Honestly that’s the thing about when the UK talks shit about US politics - yeah, we have our problems but yall VOTED to destroy your economy and close your borders to your own detriment and you currently have a revolving door PM where one of them got outlasted by a head of iceberg.
In all fairness Britain are the only self-proclaimed Democracy ("Oldest in the World", they tell us) with an even more undemocratic political system than the US, because in addition to a First Past The Post voting system, they also have a monarch with - as was exposed a couple of years ago - real power as head of state, an unelected Second Chamber with inherited and nominated-for-live positions and, probably worse, no written Constituition so any party in Parliament with a simple 50% + 1 majority can pretty much do whatever they want.
The FTPT + No Constitution combination is probably the worst part, as it means that a party with a mere 41% of votes of cast (so about the votes of only 1/4 of voters, due to abstention) - such as the current ones - can get a parliamentary majority (so, more than 50% of seats) and do things that in other countries would require constitutional changes (which generally require 66% or 75% of votes, depending on country), so things like changing the local definition of Human Rights.
Mind you, the Brexit vote isn't at all affected by these things, so your point still stands unaffected by those considerations.
Kind of, but if the president resigned and there was no VP lined up, so the party just kinda has a chat amongst themselves about who to replace them with (invariably causing the worst pieces of shit the public wouldn't vote for to rise to the top)..
Also, US presidents don't seem to resign in shame, so there's that.
For what it's worth, in 2019 a majority of people voted for parties other than the Tories. They received 43% of the vote, and their leader at the time was Boris Johnson.
The last two Prime Ministers weren't elected by voters, though I suppose you could argue that the majority of voters didn't elect Boris either.
The comments I'm seeing saying something like "well you voted for this" are incredibly misguided. We have a fucking terribly archaic voting system that doesn't serve us at all, there are several large pushes throughout the UK trying to change that.
First past the post has to go. I believe it's the most important issue in our country right now, because it's stopping us from dealing with the actually important issues. To wit: we're debating sending 100 refugees or less a year to Rwanda as a matter of the utmost urgency while the world is catching fire, in any metaphorical sense you care to mention. Geographical concentration of voters should no longer confer political power where the open internet exists.
There are two problems with the urgent need to change this broken broken system though: 1. I don't know what better to replace it with, and 2. I don't have enough faith in the British public anymore to actually agree on the more important issues once it's gone.
Side note: the argument doing the rounds about "but the far right will get in" is irrelevant because our last two home secretaries have been irreconcilable, despicable far-right headbangers.
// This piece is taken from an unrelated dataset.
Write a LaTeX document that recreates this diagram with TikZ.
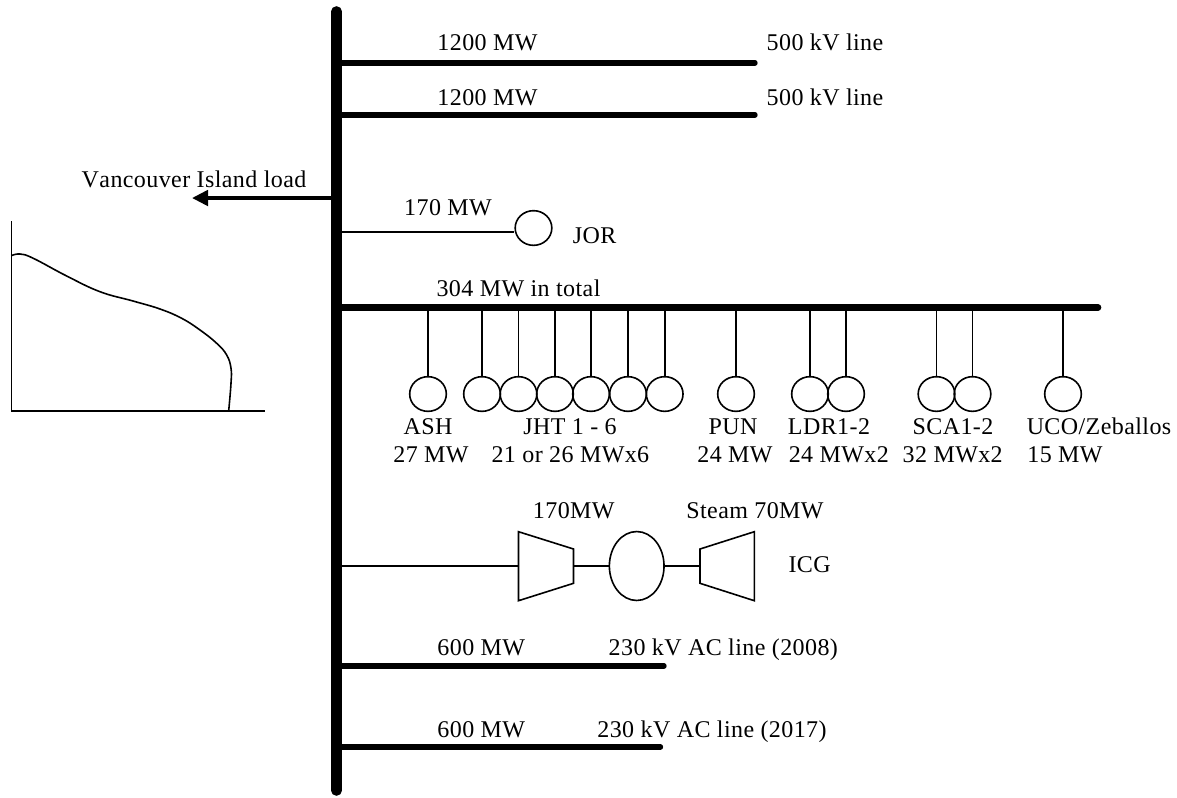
\documentclass[tikz,border=0pt]{standalone}
\usepackage{fontspec}
\setmainfont[Kerning=Off,LetterSpace=1.7]{Liberation Serif}
\usepackage{tikz}
\usetikzlibrary{shapes.geometric,arrows.meta}

\tikzset{
  lbl/.style={anchor=base,inner sep=0pt,font=\fontsize{18}{20}\selectfont},
  thickline/.style={line width=4pt,line cap=round},
  thinline/.style={line width=1.2pt},
  gen/.style={draw,ellipse,line width=1.2pt,inner sep=0pt,minimum width=27.5pt,minimum height=26pt}
}

\begin{document}
\begin{tikzpicture}[x=0.75pt,y=-0.75pt]
  \useasboundingbox (0,0) rectangle (1177,797);

  %main bus
  \coordinate (bustop) at (336.5,11.5);
  \coordinate (busbot) at (336.5,790.5);
  \draw[line width=8pt,line cap=round] (bustop) -- (busbot);

  %500 kV lines
  \coordinate (tapa) at (336,63);
  \coordinate (enda) at (755,63);
  \coordinate (tapb) at (336,115);
  \coordinate (endb) at (755,115);
  \draw[thickline] (tapa) -- (enda);
  \draw[thickline] (tapb) -- (endb);
  \node[lbl] (mwa) at (487.5,50) {1200 MW};
  \node[lbl] (mwb) at (487.5,105) {1200 MW};
  \node[lbl] (kva) at (825,50) {500 kV line};
  \node[lbl] (kvb) at (825,105) {500 kV line};

  %load arrow
  \coordinate (tapload) at (336,198);
  \coordinate (endload) at (192,198);
  \draw[line width=2.8pt,-{Triangle[length=12pt,width=11.5pt]}] (tapload) -- (endload);
  \node[lbl] (load) at (194,187) {Vancouver Island load};

  %load curve
  \draw[line width=0.8pt] (11.5,221) -- (11.5,411) -- (265,411);
  \draw[thinline] plot[smooth,tension=0.7] coordinates {(11.3,255.7) (20,254) (33.3,258.3) (66.7,276)
    (100,291.7) (133,301) (160,309) (181.7,318.3) (200,330) (216.7,343.3) (226.7,355) (231,368.3)
    (231,383.3) (228.7,410.7)};

  %JOR
  \coordinate (tapjor) at (336,232);
  \node[gen] (jor) at (533.5,228) {};
  \draw[thinline] (tapjor) -- (jor.west |- tapjor);
  \node[lbl] (mwjor) at (448,215) {170 MW};
  \node[lbl] (namejor) at (594.7,243) {JOR};

  %304 MW feeder
  \coordinate (tapfeed) at (336,307.5);
  \coordinate (endfeed) at (1098,307.5);
  \draw[line width=5pt,line cap=round] (tapfeed) -- (endfeed);
  \node[lbl] (mwfeed) at (518.5,296.5) {304 MW in total};

  \foreach \name/\x in {ash/428,jhta/482,jhtb/518.5,jhtc/555,jhtd/591,jhte/628,jhtf/664.7,
    pun/736,ldra/810,ldrb/846,scaa/936.5,scab/972.5,uco/1063}{
    \node[gen] (\name) at (\x,394) {};
    \draw[thinline] (\x,307.5) -- (\name);
  }

  \node[lbl] (nameash) at (428,434) {ASH};
  \node[lbl] (mwash) at (431,462) {27 MW};
  \node[lbl] (namejht) at (570,434) {JHT 1 - 6};
  \node[lbl] (mwjht) at (570.4,462) {21 or 26 MWx6};
  \node[lbl] (namepun) at (733,434) {PUN};
  \node[lbl] (mwpun) at (735,462) {24 MW};
  \node[lbl] (nameldr) at (829,434) {LDR1-2};
  \node[lbl] (mwldr) at (838.8,462) {24 MWx2};
  \node[lbl] (namesca) at (953,434) {SCA1-2};
  \node[lbl] (mwsca) at (952.7,462) {32 MWx2};
  \node[lbl] (nameuco) at (1099,434) {UCO/Zeballos};
  \node[lbl] (mwuco) at (1065,462) {15 MW};

  %ICG
  \coordinate (tapicg) at (336,566);
  \coordinate (gasin) at (518.5,566);
  \coordinate (gasout) at (573.5,566);
  \coordinate (steamin) at (700,566);
  \node[gen,minimum width=41pt,minimum height=51.7pt] (icg) at (636.7,566) {};
  \draw[thinline] (518.5,531.7) -- (573.5,549) -- (573.5,583.3) -- (518.5,600.7) -- cycle;
  \draw[thinline] (754.3,531.7) -- (700,549) -- (700,583.3) -- (754.3,600.7) -- cycle;
  \draw[thinline] (tapicg) -- (gasin);
  \draw[thinline] (gasout) -- (icg);
  \draw[thinline] (icg) -- (steamin);
  \node[lbl] (mwgas) at (573.8,518) {170MW};
  \node[lbl] (mwsteam) at (755,518) {Steam 70MW};
  \node[lbl] (nameicg) at (809.6,572.7) {ICG};

  %230 kV lines
  \coordinate (tapc) at (336,666);
  \coordinate (endc) at (664,666);
  \coordinate (tapd) at (336,747);
  \coordinate (endd) at (660.5,747);
  \draw[thickline] (tapc) -- (endc);
  \draw[thickline] (tapd) -- (endd);
  \node[lbl] (mwc) at (481.3,655) {600 MW};
  \node[lbl] (mwd) at (481.3,737) {600 MW};
  \node[lbl] (kvc) at (723.3,655) {230 kV AC line (2008)};
  \node[lbl] (kvd) at (712,737) {230 kV AC line (2017)};
\end{tikzpicture}
\end{document}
They're already in.
Then again, he is a role-model for a successful second-generation immigration family I guess.
Can someone from the UK tell me how Brexit-Voters reacted to chanting racist slogans against immigration and then their voted party gave them a second-generation immigrant as a PM? Did their head explode or do they not have the capacity to see it as a bit ironic?
He became PM through an internal Tory vote for a leader, after the previous PM stepped down. She became leader in exactly the same way and had only lasted a seven weeks since her predecessor was forced to quit.
The Tories are truly awful, and their choice of leaders has shown that.